Prep Time: 10 Mins
Cook Time: 10 Mins
Makes: 4 Servings
1 package (7 to 9 ounces) baby lettuce mix
4 roma tomatoes, sliced
4 hard-boiled EGGS, each cut into 4 wedges
1/2 cup part-skim shredded Mozzarella cheese
1. DIVIDE lettuce evenly among 4 serving plates.
2. TOP each with 1 sliced tomato and 4 egg wedges.
3. SPRINKLE each with 2 tablespoons cheese.
Serve with reduced fat vinaigrette, if desired.
HARD-BOILED EGGS: PLACE eggs in saucepan large enough to hold them in single layer. ADD cold water to cover eggs by 1 inch. HEAT over high heat just to boiling. REMOVE from burner. COVER pan. LET EGGS STAND in hot water about 15 minutes for large eggs (12 minutes for medium eggs; 18 minutes for extra large). DRAIN immediately and serve warm. OR, cool completely under cold running water or in bowl of ice water, then REFRIGERATE.
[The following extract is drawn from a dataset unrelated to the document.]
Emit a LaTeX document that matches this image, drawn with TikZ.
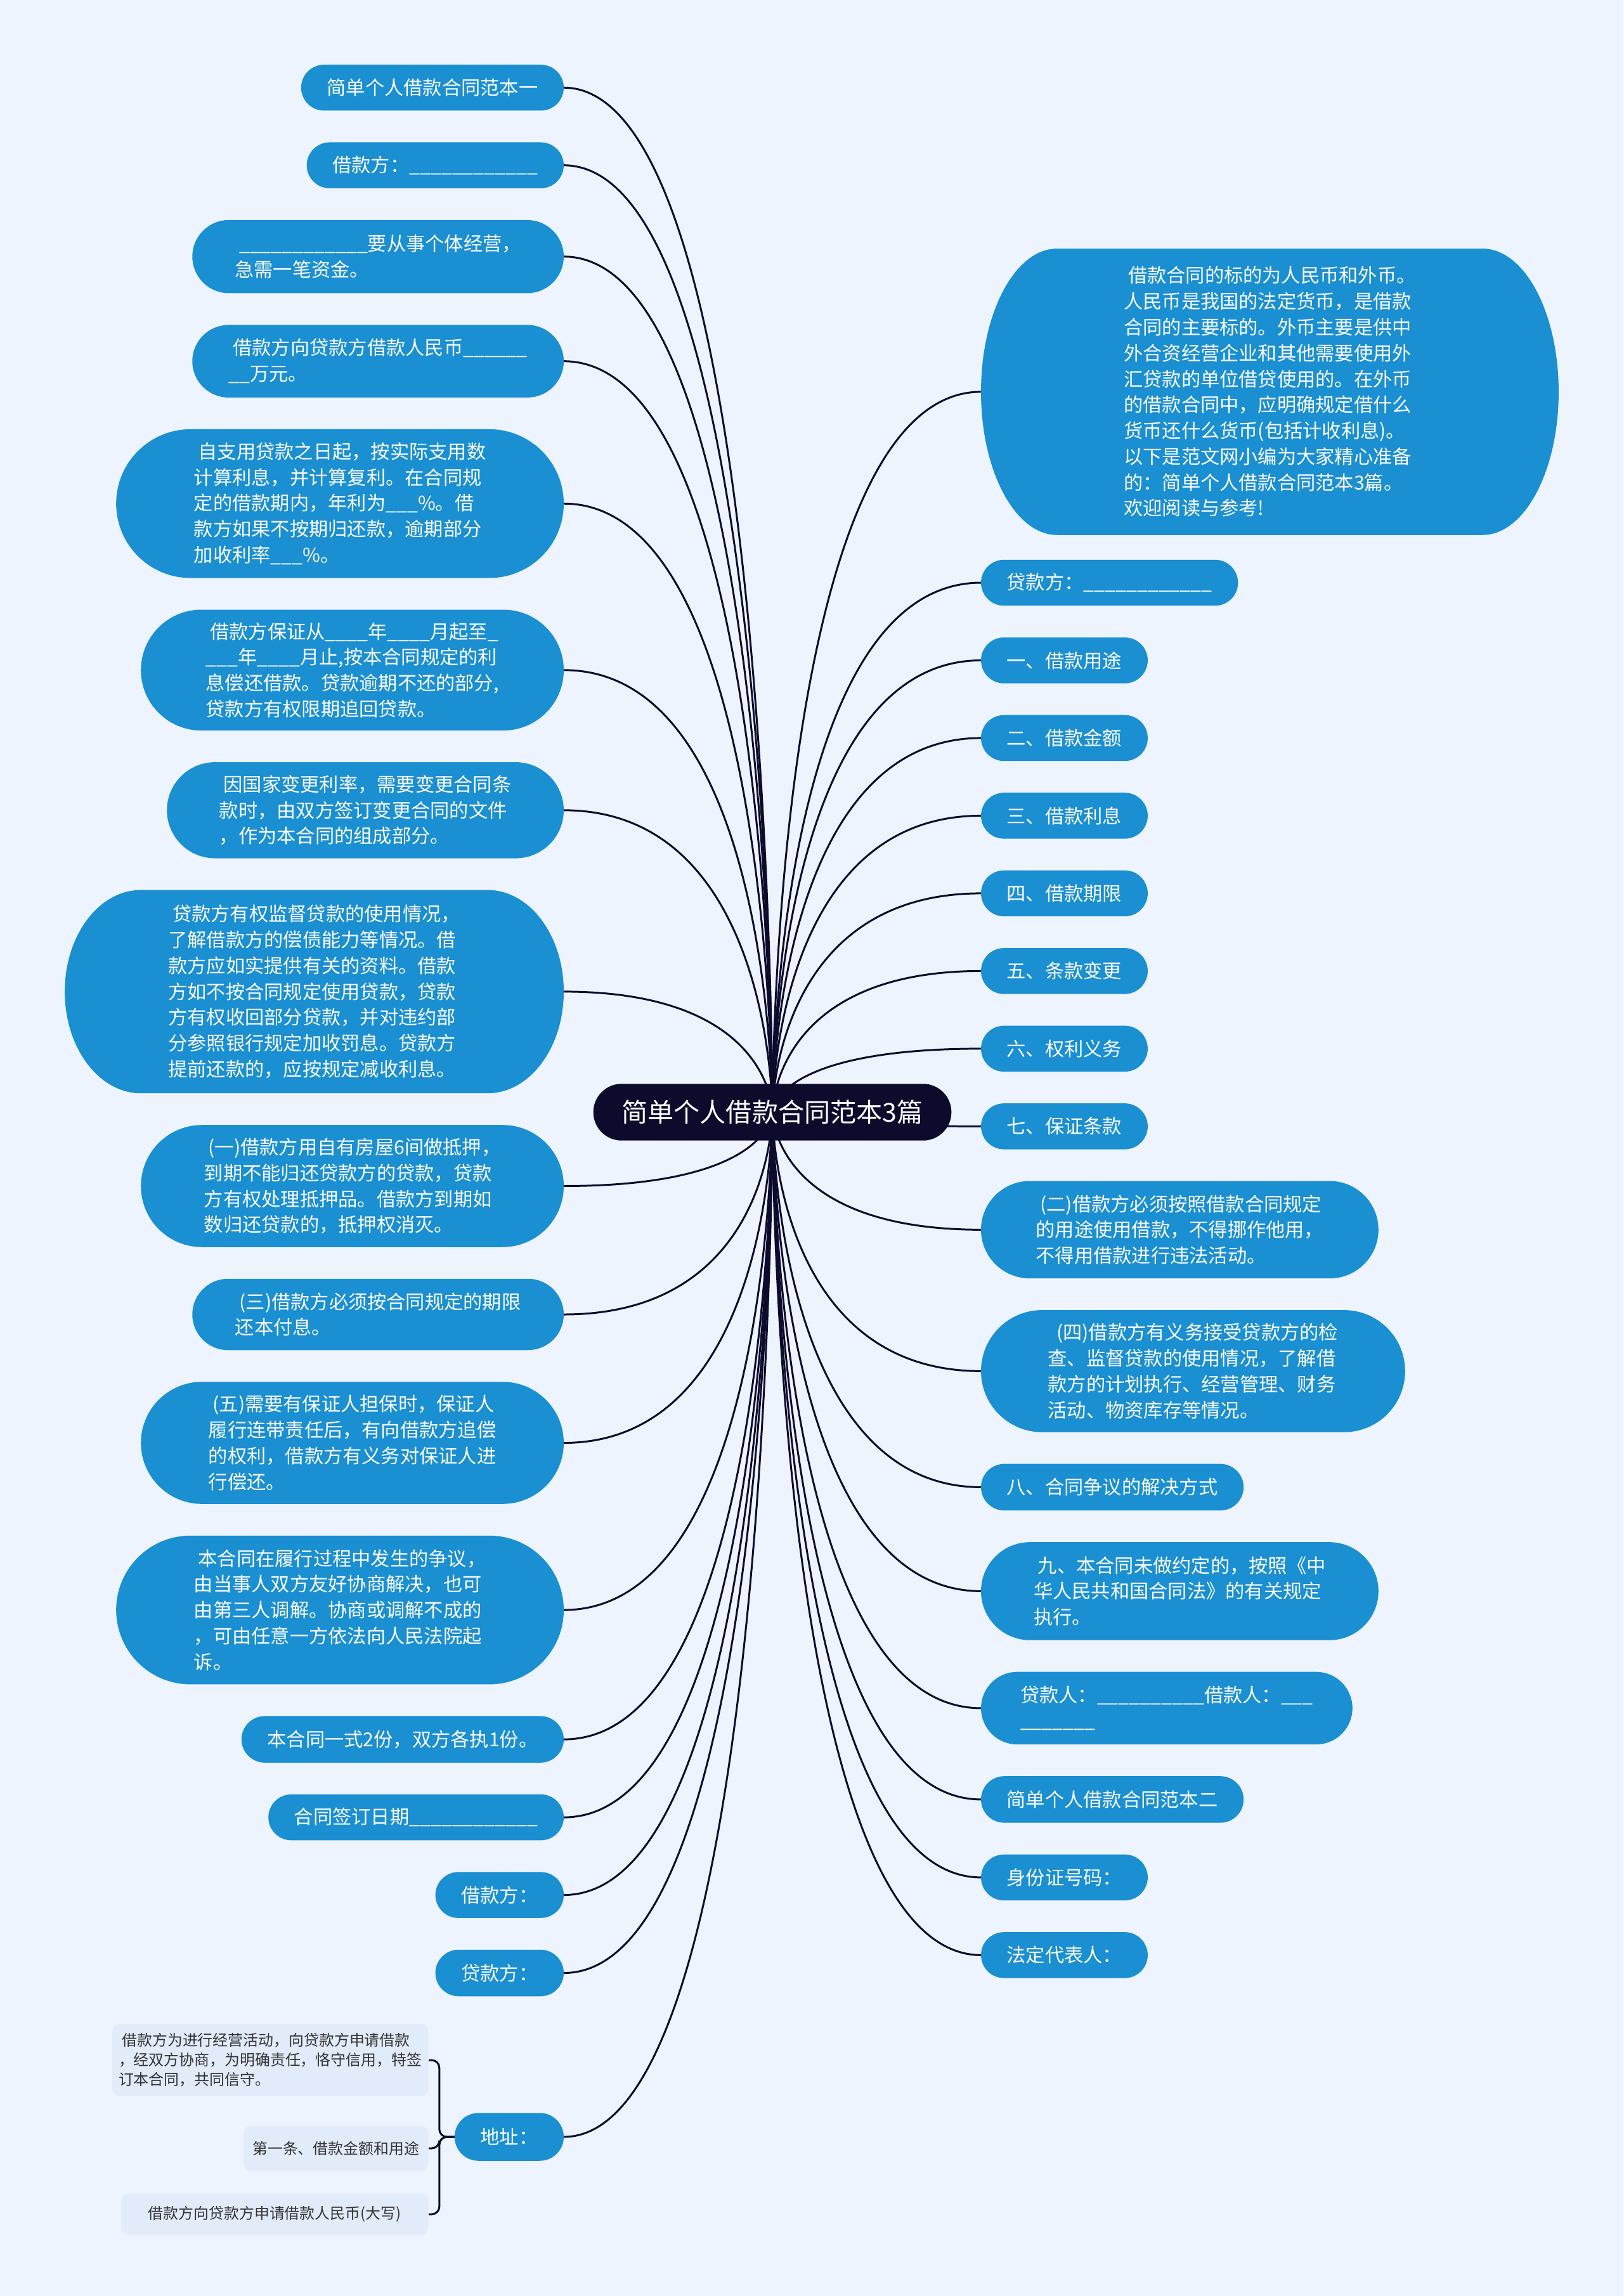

Very fresh eggs can be difficult to peel. To ensure easily peeled eggs, buy and refrigerate them a week to 10 days in advance of cooking. This brief “breather” allows the eggs time to take in air, which helps separate the membranes from the shell. Hard-boiled eggs are easiest to peel right after cooling. Cooling causes the egg to contract slightly in the shell.